━━ DATA SHOWN ━━
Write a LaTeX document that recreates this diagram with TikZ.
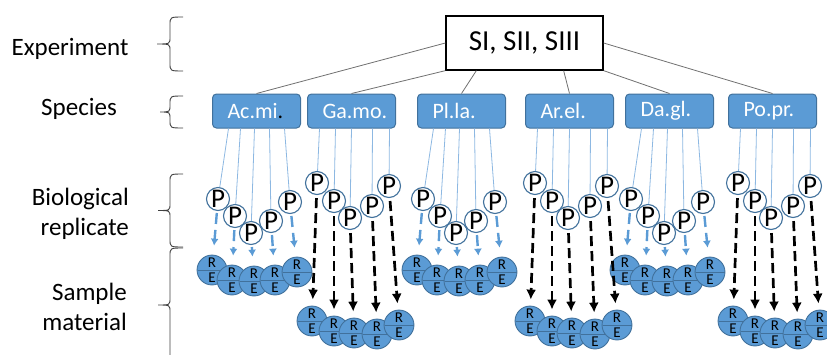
\documentclass[tikz,border=0pt]{standalone}
\usepackage{fontspec}
\setmainfont{Carlito}
\usetikzlibrary{shapes,arrows.meta}

\definecolor{boxblue}{HTML}{5B9BD5}
\definecolor{edgeblue}{HTML}{41719C}
\definecolor{thinblue}{HTML}{8DB8E2}
\definecolor{linkgrey}{HTML}{707070}

\newcommand{\levelbrace}[3]{%
	\pgfmathsetmacro{\bmid}{(#1+#2)/2}%
	\draw[bracket] (183,#1) .. controls (170,#1) .. (170,#1+8) -- (170,\bmid-7)
		.. controls (170,\bmid) .. (#3,\bmid) .. controls (170,\bmid) .. (170,\bmid+7)
		-- (170,#2-8) .. controls (170,#2) .. (183,#2);%
}

\begin{document}
\begin{tikzpicture}[x=1pt,y=-1pt]
	\tikzset{
		lvltext/.style={font=\fontsize{25}{30}\selectfont, inner sep=0pt},
		expbox/.style={draw, line width=1.3pt, fill=white, minimum width=157pt, minimum height=54pt, font=\fontsize{29}{32}\selectfont},
		species/.style={draw=edgeblue, line width=1pt, fill=boxblue, rounded corners=4pt, text=white, font=\fontsize{22}{24}\selectfont, text width=58pt, inner xsep=15pt, minimum height=34pt, align=left, anchor=west},
		link/.style={draw=linkgrey, line width=0.8pt},
		feed/.style={draw=thinblue, line width=0.8pt},
		rep/.style={circle, draw=edgeblue, line width=1.1pt, fill=white, inner sep=0pt, minimum size=23pt, font=\fontsize{27}{27}\selectfont},
		sample/.style={circle split, draw=edgeblue, line width=0.9pt, fill=boxblue, inner xsep=1pt, inner ysep=2pt, minimum size=28pt, font=\fontsize{15}{15}\selectfont},
		bluearrow/.style={draw=boxblue, line width=2.4pt, dash pattern=on 11pt off 6pt, -{Latex[length=7pt,width=8pt]}, shorten <=2pt, shorten >=9pt},
		blackarrow/.style={draw=black, line width=2.7pt, dash pattern=on 10pt off 5pt, -{Latex[length=10pt,width=10pt]}, shorten <=3pt, shorten >=6pt},
		bracket/.style={draw=black!75, line width=0.9pt}
	}
	\useasboundingbox (0,0) rectangle (827,354);

	% level labels and braces
	\node[lvltext, anchor=base] (lexp) at (70,55) {Experiment};
	\node[lvltext, anchor=base] (lsp) at (79,115) {Species};
	\node[lvltext, anchor=east, align=right] (lbio) at (129,214) {Biological\\replicate};
	\node[lvltext, anchor=east, align=right] (lsam) at (127,307) {Sample\\material};
	\levelbrace{17}{71}{157}
	\levelbrace{96}{128}{160}
	\levelbrace{174}{247}{158}
	\levelbrace{248}{362}{158}

	% experiment and species
	\node[expbox] (si) at (524.5,43) {SI, SII, SIII};
	\node[species] (am) at (212,111) {Ac.mi\textcolor{black}{.}};
	\node[species] (gm) at (307,111) {Ga.mo.};
	\node[species] (pl) at (417,111) {Pl.la.};
	\node[species] (ae) at (525,111) {Ar.el.};
	\node[species] (dg) at (625,111) {Da.gl.};
	\node[species] (pp) at (728,111) {Po.pr.};
	\path[link]
		(si.west) edge (am.north)
		(si.south west) edge (gm.north)
		([xshift=31pt]si.south west) edge (pl.north)
		([xshift=-40pt]si.south east) edge (ae.north)
		(si.south east) edge (dg.north)
		(si.east) edge (pp.north);

	% replicates and samples, blue groups
	\foreach \grp/\cx in {am/256, pl/461, dg/669} {
		\foreach \i/\lx/\px/\py/\sx/\sy in {1/-28/-38/199/-44/270, 2/-16/-21/216/-24/280, 3/-2/-5/233/-2/281, 4/13/15/221/19/280, 5/28/34/202/41/272} {
			\node[rep] (\grp p\i) at ({\cx+(\px)},\py) {P};
			\draw[feed] ([xshift=\lx pt]\grp.south) -- (\grp p\i);
			\node[sample] (\grp s\i) at ({\cx+(\sx)},\sy) {R\nodepart{lower}E};
			\draw[bluearrow] (\grp p\i) -- (\grp s\i);
		}
	}
	% replicates and samples, black groups
	\foreach \grp/\cx in {gm/351, ae/569, pp/772} {
		\foreach \i/\lx/\px/\py/\sx/\sy in {1/-32/-34/183/-39/321, 2/-16/-17/201/-17/331, 3/0/-1/218/3/333, 4/21/21/206/26/334, 5/38/38/186/48/325} {
			\node[rep] (\grp p\i) at ({\cx+(\px)},\py) {P};
			\draw[feed] ([xshift=\lx pt]\grp.south) -- (\grp p\i);
			\node[sample] (\grp s\i) at ({\cx+(\sx)},\sy) {R\nodepart{lower}E};
			\draw[blackarrow] (\grp p\i) -- (\grp s\i);
		}
	}
\end{tikzpicture}
\end{document}
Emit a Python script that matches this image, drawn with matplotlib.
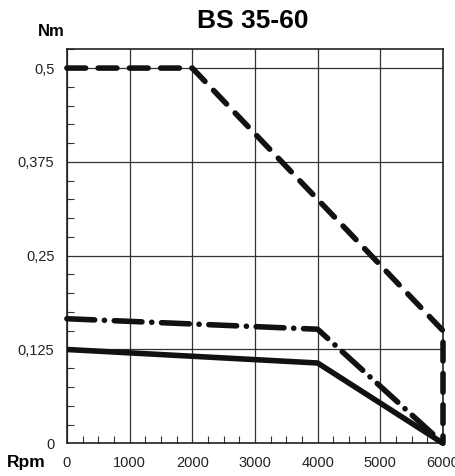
import numpy as np
import matplotlib.pyplot as plt
from matplotlib.ticker import MultipleLocator

plt.rcParams['font.family'] = ['Liberation Sans', 'DejaVu Sans']
plt.rcParams['lines.scale_dashes'] = False

# speed (rpm) / torque (Nm) curves
rpm_peak = [0, 2000, 6000, 6000]
nm_peak = [0.5, 0.5, 0.15, 0.0]
rpm_mid = [0, 4000, 6000]
nm_mid = [0.166, 0.152, 0.0]
rpm_cont = [0, 4000, 6000]
nm_cont = [0.125, 0.107, 0.0]

xticks = [0, 1000, 2000, 3000, 4000, 5000, 6000]
yticks = [0, 0.125, 0.25, 0.375, 0.5]
ylabels = ["0", "0,125", "0,25", "0,375", "0,5"]

fig = plt.figure(figsize=(4.56, 4.76), dpi=100)
ax = fig.add_axes([0.1467, 0.0687, 0.8248, 0.8277])

ax.plot(rpm_peak, nm_peak, color='#111111', lw=4, dashes=(13.5, 9),
        dash_capstyle='round', solid_joinstyle='round', zorder=3, clip_on=False)
ax.plot(rpm_mid, nm_mid, color='#111111', lw=4, dashes=(20, 7, 0.1, 7),
        dash_capstyle='round', zorder=3, clip_on=False)
ax.plot(rpm_cont, nm_cont, color='#111111', lw=4, solid_capstyle='butt',
        solid_joinstyle='round', zorder=3, clip_on=False)

ax.set_xlim(0, 6000)
ax.set_ylim(0, 0.525)
ax.set_xticks(xticks)
ax.set_xticklabels([str(x) for x in xticks])
ax.set_yticks(yticks)
ax.set_yticklabels(ylabels)
ax.xaxis.set_minor_locator(MultipleLocator(250))
ax.yaxis.set_minor_locator(MultipleLocator(0.025))
ax.tick_params(which='major', length=0, pad=9, labelsize=10.5, colors='#222222')
ax.tick_params(which='minor', direction='in', length=5, width=0.8, color='#333333')
ax.grid(True, which='major', color='#333333', lw=0.9)
for s in ax.spines.values():
    s.set_linewidth(1.2)
    s.set_color('#222222')

fig.text(0.555, 0.955, "BS 35-60", ha='center', va='center', fontsize=19, fontweight='bold')
fig.text(0.112, 0.933, "Nm", ha='center', va='center', fontsize=12, fontweight='bold')
fig.text(0.057, 0.028, "Rpm", ha='center', va='center', fontsize=12.5, fontweight='bold')

fig.savefig("out.png", dpi=100)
━━━
Transcribe every line from the records above without alteration, and leave out the images.

**ANSWER IN FULL:**
Write a LaTeX document that recreates this diagram with TikZ.
\documentclass[tikz,border=0pt]{standalone}
\usepackage{fontspec}
\setmainfont{Carlito}
\usetikzlibrary{shapes,arrows.meta}

\definecolor{boxblue}{HTML}{5B9BD5}
\definecolor{edgeblue}{HTML}{41719C}
\definecolor{thinblue}{HTML}{8DB8E2}
\definecolor{linkgrey}{HTML}{707070}

\newcommand{\levelbrace}[3]{%
	\pgfmathsetmacro{\bmid}{(#1+#2)/2}%
	\draw[bracket] (183,#1) .. controls (170,#1) .. (170,#1+8) -- (170,\bmid-7)
		.. controls (170,\bmid) .. (#3,\bmid) .. controls (170,\bmid) .. (170,\bmid+7)
		-- (170,#2-8) .. controls (170,#2) .. (183,#2);%
}

\begin{document}
\begin{tikzpicture}[x=1pt,y=-1pt]
	\tikzset{
		lvltext/.style={font=\fontsize{25}{30}\selectfont, inner sep=0pt},
		expbox/.style={draw, line width=1.3pt, fill=white, minimum width=157pt, minimum height=54pt, font=\fontsize{29}{32}\selectfont},
		species/.style={draw=edgeblue, line width=1pt, fill=boxblue, rounded corners=4pt, text=white, font=\fontsize{22}{24}\selectfont, text width=58pt, inner xsep=15pt, minimum height=34pt, align=left, anchor=west},
		link/.style={draw=linkgrey, line width=0.8pt},
		feed/.style={draw=thinblue, line width=0.8pt},
		rep/.style={circle, draw=edgeblue, line width=1.1pt, fill=white, inner sep=0pt, minimum size=23pt, font=\fontsize{27}{27}\selectfont},
		sample/.style={circle split, draw=edgeblue, line width=0.9pt, fill=boxblue, inner xsep=1pt, inner ysep=2pt, minimum size=28pt, font=\fontsize{15}{15}\selectfont},
		bluearrow/.style={draw=boxblue, line width=2.4pt, dash pattern=on 11pt off 6pt, -{Latex[length=7pt,width=8pt]}, shorten <=2pt, shorten >=9pt},
		blackarrow/.style={draw=black, line width=2.7pt, dash pattern=on 10pt off 5pt, -{Latex[length=10pt,width=10pt]}, shorten <=3pt, shorten >=6pt},
		bracket/.style={draw=black!75, line width=0.9pt}
	}
	\useasboundingbox (0,0) rectangle (827,354);

	% level labels and braces
	\node[lvltext, anchor=base] (lexp) at (70,55) {Experiment};
	\node[lvltext, anchor=base] (lsp) at (79,115) {Species};
	\node[lvltext, anchor=east, align=right] (lbio) at (129,214) {Biological\\replicate};
	\node[lvltext, anchor=east, align=right] (lsam) at (127,307) {Sample\\material};
	\levelbrace{17}{71}{157}
	\levelbrace{96}{128}{160}
	\levelbrace{174}{247}{158}
	\levelbrace{248}{362}{158}

	% experiment and species
	\node[expbox] (si) at (524.5,43) {SI, SII, SIII};
	\node[species] (am) at (212,111) {Ac.mi\textcolor{black}{.}};
	\node[species] (gm) at (307,111) {Ga.mo.};
	\node[species] (pl) at (417,111) {Pl.la.};
	\node[species] (ae) at (525,111) {Ar.el.};
	\node[species] (dg) at (625,111) {Da.gl.};
	\node[species] (pp) at (728,111) {Po.pr.};
	\path[link]
		(si.west) edge (am.north)
		(si.south west) edge (gm.north)
		([xshift=31pt]si.south west) edge (pl.north)
		([xshift=-40pt]si.south east) edge (ae.north)
		(si.south east) edge (dg.north)
		(si.east) edge (pp.north);

	% replicates and samples, blue groups
	\foreach \grp/\cx in {am/256, pl/461, dg/669} {
		\foreach \i/\lx/\px/\py/\sx/\sy in {1/-28/-38/199/-44/270, 2/-16/-21/216/-24/280, 3/-2/-5/233/-2/281, 4/13/15/221/19/280, 5/28/34/202/41/272} {
			\node[rep] (\grp p\i) at ({\cx+(\px)},\py) {P};
			\draw[feed] ([xshift=\lx pt]\grp.south) -- (\grp p\i);
			\node[sample] (\grp s\i) at ({\cx+(\sx)},\sy) {R\nodepart{lower}E};
			\draw[bluearrow] (\grp p\i) -- (\grp s\i);
		}
	}
	% replicates and samples, black groups
	\foreach \grp/\cx in {gm/351, ae/569, pp/772} {
		\foreach \i/\lx/\px/\py/\sx/\sy in {1/-32/-34/183/-39/321, 2/-16/-17/201/-17/331, 3/0/-1/218/3/333, 4/21/21/206/26/334, 5/38/38/186/48/325} {
			\node[rep] (\grp p\i) at ({\cx+(\px)},\py) {P};
			\draw[feed] ([xshift=\lx pt]\grp.south) -- (\grp p\i);
			\node[sample] (\grp s\i) at ({\cx+(\sx)},\sy) {R\nodepart{lower}E};
			\draw[blackarrow] (\grp p\i) -- (\grp s\i);
		}
	}
\end{tikzpicture}
\end{document}
Emit a Python script that matches this image, drawn with matplotlib.
import numpy as np
import matplotlib.pyplot as plt
from matplotlib.ticker import MultipleLocator

plt.rcParams['font.family'] = ['Liberation Sans', 'DejaVu Sans']
plt.rcParams['lines.scale_dashes'] = False

# speed (rpm) / torque (Nm) curves
rpm_peak = [0, 2000, 6000, 6000]
nm_peak = [0.5, 0.5, 0.15, 0.0]
rpm_mid = [0, 4000, 6000]
nm_mid = [0.166, 0.152, 0.0]
rpm_cont = [0, 4000, 6000]
nm_cont = [0.125, 0.107, 0.0]

xticks = [0, 1000, 2000, 3000, 4000, 5000, 6000]
yticks = [0, 0.125, 0.25, 0.375, 0.5]
ylabels = ["0", "0,125", "0,25", "0,375", "0,5"]

fig = plt.figure(figsize=(4.56, 4.76), dpi=100)
ax = fig.add_axes([0.1467, 0.0687, 0.8248, 0.8277])

ax.plot(rpm_peak, nm_peak, color='#111111', lw=4, dashes=(13.5, 9),
        dash_capstyle='round', solid_joinstyle='round', zorder=3, clip_on=False)
ax.plot(rpm_mid, nm_mid, color='#111111', lw=4, dashes=(20, 7, 0.1, 7),
        dash_capstyle='round', zorder=3, clip_on=False)
ax.plot(rpm_cont, nm_cont, color='#111111', lw=4, solid_capstyle='butt',
        solid_joinstyle='round', zorder=3, clip_on=False)

ax.set_xlim(0, 6000)
ax.set_ylim(0, 0.525)
ax.set_xticks(xticks)
ax.set_xticklabels([str(x) for x in xticks])
ax.set_yticks(yticks)
ax.set_yticklabels(ylabels)
ax.xaxis.set_minor_locator(MultipleLocator(250))
ax.yaxis.set_minor_locator(MultipleLocator(0.025))
ax.tick_params(which='major', length=0, pad=9, labelsize=10.5, colors='#222222')
ax.tick_params(which='minor', direction='in', length=5, width=0.8, color='#333333')
ax.grid(True, which='major', color='#333333', lw=0.9)
for s in ax.spines.values():
    s.set_linewidth(1.2)
    s.set_color('#222222')

fig.text(0.555, 0.955, "BS 35-60", ha='center', va='center', fontsize=19, fontweight='bold')
fig.text(0.112, 0.933, "Nm", ha='center', va='center', fontsize=12, fontweight='bold')
fig.text(0.057, 0.028, "Rpm", ha='center', va='center', fontsize=12.5, fontweight='bold')

fig.savefig("out.png", dpi=100)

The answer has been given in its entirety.